Aim: Write out the listing below in full and exactly, leaving out every picture.

Given data:
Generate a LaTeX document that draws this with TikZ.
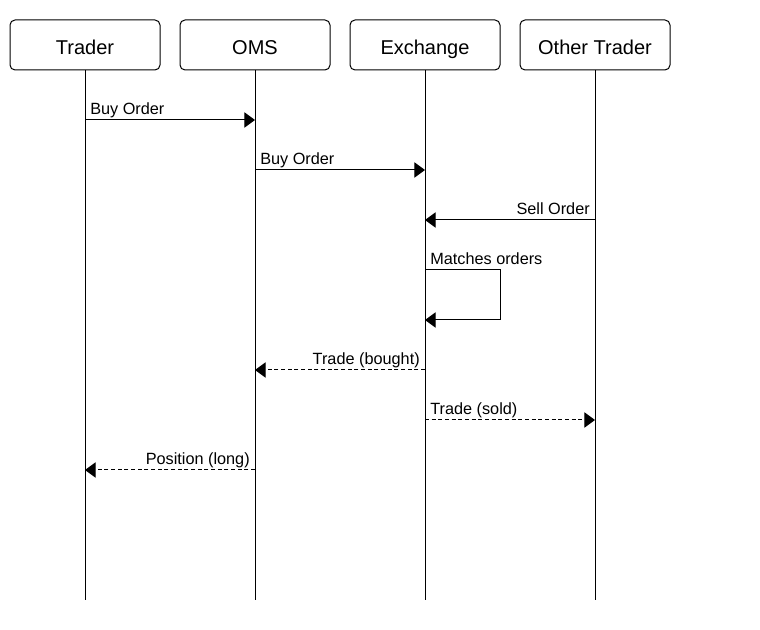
\documentclass[tikz,border=0pt]{standalone}
\usepackage{fontspec}
\setmainfont{Liberation Sans}
\usetikzlibrary{arrows.meta}
\tikzset{
  actor/.style={draw, line width=0.75pt, rounded corners=3.75pt, minimum width=112.5pt, minimum height=37.5pt, inner sep=0pt, text height=13.8pt, text depth=0pt, font=\fontsize{15}{17}\selectfont},
  life/.style={line width=0.75pt},
  msg/.style={line width=0.75pt, -{Triangle[length=8pt,width=11.5pt]}},
  reply/.style={msg, dash pattern=on 3pt off 2pt},
  lbl/.style={inner sep=0pt, font=\fontsize{12.2}{14}\selectfont}
}
\begin{document}
\begin{tikzpicture}[x=0.75pt,y=-0.75pt]
\useasboundingbox (0,0) rectangle (760,630);
% actors
\node[actor] (trader) at (85,45) {Trader};
\node[actor] (oms) at (255,45) {OMS};
\node[actor] (exch) at (425,45) {Exchange};
\node[actor] (other) at (595,45) {Other Trader};
% lifeline ends
\coordinate (traderEnd) at (85,600);
\coordinate (omsEnd) at (255,600);
\coordinate (exchEnd) at (425,600);
\coordinate (otherEnd) at (595,600);
\draw[life] (trader.south) -- (traderEnd);
\draw[life] (oms.south) -- (omsEnd);
\draw[life] (exch.south) -- (exchEnd);
\draw[life] (other.south) -- (otherEnd);
% message points
\coordinate (t1) at (85,120);  \coordinate (o1) at (255,120);
\coordinate (o2) at (255,170); \coordinate (e2) at (425,170);
\coordinate (x3) at (595,220); \coordinate (e3) at (425,220);
\coordinate (e4) at (425,270); \coordinate (l4a) at (500,270);
\coordinate (l4b) at (500,320); \coordinate (e5) at (425,320);
\coordinate (e6) at (425,370); \coordinate (o6) at (255,370);
\coordinate (e7) at (425,420); \coordinate (x7) at (595,420);
\coordinate (o8) at (255,470); \coordinate (t8) at (85,470);
% messages
\draw[msg] (t1) -- (o1);
\node[lbl, anchor=base west] (m1) at (90,114.5) {Buy Order};
\draw[msg] (o2) -- (e2);
\node[lbl, anchor=base west] (m2) at (260,164.5) {Buy Order};
\draw[msg] (x3) -- (e3);
\node[lbl, anchor=base east] (m3) at (590,214.5) {Sell Order};
\draw[msg] (e4) -- (l4a) -- (l4b) -- (e5);
\node[lbl, anchor=base west] (m4) at (430,264.5) {Matches orders};
\draw[reply] (e6) -- (o6);
\node[lbl, anchor=base east] (m5) at (420,364.5) {Trade (bought)};
\draw[reply] (e7) -- (x7);
\node[lbl, anchor=base west] (m6) at (430,414.5) {Trade (sold)};
\draw[reply] (o8) -- (t8);
\node[lbl, anchor=base east] (m7) at (250,464.5) {Position (long)};
\end{tikzpicture}
\end{document}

Correct result:
Generate a LaTeX document that draws this with TikZ.
\documentclass[tikz,border=0pt]{standalone}
\usepackage{fontspec}
\setmainfont{Liberation Sans}
\usetikzlibrary{arrows.meta}
\tikzset{
  actor/.style={draw, line width=0.75pt, rounded corners=3.75pt, minimum width=112.5pt, minimum height=37.5pt, inner sep=0pt, text height=13.8pt, text depth=0pt, font=\fontsize{15}{17}\selectfont},
  life/.style={line width=0.75pt},
  msg/.style={line width=0.75pt, -{Triangle[length=8pt,width=11.5pt]}},
  reply/.style={msg, dash pattern=on 3pt off 2pt},
  lbl/.style={inner sep=0pt, font=\fontsize{12.2}{14}\selectfont}
}
\begin{document}
\begin{tikzpicture}[x=0.75pt,y=-0.75pt]
\useasboundingbox (0,0) rectangle (760,630);
% actors
\node[actor] (trader) at (85,45) {Trader};
\node[actor] (oms) at (255,45) {OMS};
\node[actor] (exch) at (425,45) {Exchange};
\node[actor] (other) at (595,45) {Other Trader};
% lifeline ends
\coordinate (traderEnd) at (85,600);
\coordinate (omsEnd) at (255,600);
\coordinate (exchEnd) at (425,600);
\coordinate (otherEnd) at (595,600);
\draw[life] (trader.south) -- (traderEnd);
\draw[life] (oms.south) -- (omsEnd);
\draw[life] (exch.south) -- (exchEnd);
\draw[life] (other.south) -- (otherEnd);
% message points
\coordinate (t1) at (85,120);  \coordinate (o1) at (255,120);
\coordinate (o2) at (255,170); \coordinate (e2) at (425,170);
\coordinate (x3) at (595,220); \coordinate (e3) at (425,220);
\coordinate (e4) at (425,270); \coordinate (l4a) at (500,270);
\coordinate (l4b) at (500,320); \coordinate (e5) at (425,320);
\coordinate (e6) at (425,370); \coordinate (o6) at (255,370);
\coordinate (e7) at (425,420); \coordinate (x7) at (595,420);
\coordinate (o8) at (255,470); \coordinate (t8) at (85,470);
% messages
\draw[msg] (t1) -- (o1);
\node[lbl, anchor=base west] (m1) at (90,114.5) {Buy Order};
\draw[msg] (o2) -- (e2);
\node[lbl, anchor=base west] (m2) at (260,164.5) {Buy Order};
\draw[msg] (x3) -- (e3);
\node[lbl, anchor=base east] (m3) at (590,214.5) {Sell Order};
\draw[msg] (e4) -- (l4a) -- (l4b) -- (e5);
\node[lbl, anchor=base west] (m4) at (430,264.5) {Matches orders};
\draw[reply] (e6) -- (o6);
\node[lbl, anchor=base east] (m5) at (420,364.5) {Trade (bought)};
\draw[reply] (e7) -- (x7);
\node[lbl, anchor=base west] (m6) at (430,414.5) {Trade (sold)};
\draw[reply] (o8) -- (t8);
\node[lbl, anchor=base east] (m7) at (250,464.5) {Position (long)};
\end{tikzpicture}
\end{document}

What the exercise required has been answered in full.